You have asked the committee to opine whether, under the facts of
the inquiry, it would be proper for A to make such a loan to X
and whether such a loan to X made by A's spouse or A's employees
would be proper as to A.

The appropriate and controlling Disciplinary Rules related to
your inquiry are DR 5-l03(A) which mandates that a lawyer shall
not acquire a proprietary interest in the cause of action or
subject matter of litigation he is conducting for a client; DR
5-103(B), which provides that a lawyer representing a client in
contemplated or pending litigation shall not advance or guarantee
financial assistance to his client, except that the lawyer may
advance or guarantee the expenses of litigation, provided the
client remains ultimately liable for such expenses; and DR
5-l0l(A), which precludes a lawyer from accepting employment,
absent the consent of his client after full disclosure, if the
exercise of his professional judgment on behalf of his client may
be affected by his own financial, business, property, or personal

The committee has previously opined that an attorney may persuade
a finance company to loan funds to the attorney's personal injury
client and may honor the finance company's lien on the client's
settlement proceeds, as long as the attorney did not guarantee or
cosign the loan.  See LEO #ll55.  The committee has also opined
that where an attorney has persuaded a finance company to loan
funds to the attorney's personal injury client, it is not
improper for the attorney to receive completed but unsigned loan
documents, supervise his client's execution of the documents, and
then return the documents to the finance company.
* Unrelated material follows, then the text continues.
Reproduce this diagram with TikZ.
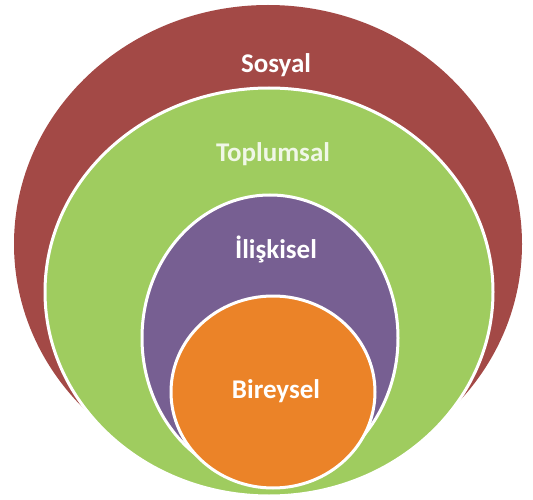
\documentclass[tikz,border=0pt]{standalone}
\usepackage{fontspec}
\setmainfont{Carlito}
\usetikzlibrary{shapes.geometric}

\definecolor{sosyalred}{HTML}{A34946}
\definecolor{toplumgreen}{HTML}{9FCC5F}
\definecolor{iliskipurple}{HTML}{775F92}
\definecolor{bireyorange}{HTML}{EB8328}

\begin{document}
\begin{tikzpicture}[
x = 1pt, y = -1pt, % pixel units, origin top left
ring/.style = {ellipse, inner sep = 0pt, draw = white, line width = 3pt},
label/.style = {anchor = base, text = white, font = \fontsize{27}{30}\selectfont\bfseries}
]
\useasboundingbox (0,0) rectangle (533,500);
\node[ring, fill = sosyalred, draw = none, minimum width = 508pt, minimum height = 478pt] (sosyal) at (268,244) {};
\node[ring, fill = toplumgreen, minimum width = 448pt, minimum height = 408pt] (toplum) at (269,292) {};
\node[ring, fill = iliskipurple, minimum width = 256pt, minimum height = 286pt] (iliski) at (270,338) {};
\node[ring, fill = bireyorange, minimum width = 204pt, minimum height = 192pt] (birey) at (273,392) {};
% labels
\node[label] (sosyaltxt) at (276,73) {Sosyal};
\node[label, text opacity = 0.85] (toplumtxt) at (273,162) {Toplumsal};
\node[label] (iliskitxt) at (276,258) {İlişkisel};
\node[label] (bireytxt) at (276,398) {Bireysel};
\end{tikzpicture}
\end{document}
See LEO #1379.  

The committee believes that A's loan to X is thus a means by
which A has provided indirectly what he may not provide directly,
i.e., financial assistance to his client in connection with
litigation.  Furthermore, the  committee views such an
arrangement as a means by which A has also acquired indirectly
what he may not acquire directly, i.e., an interest in the
client's litigation matter.  Thus, the committee is of the
opinion that, despite the controls you propose, it would be
improper and violative of Disciplinary Rules 5-l03(A) and (B) and
5-l0l(A) for 
A, his spouse or employee, to make a loan to X Corporation unless
X agrees to make no loans to A's clients during A's
representations of those individuals or entities.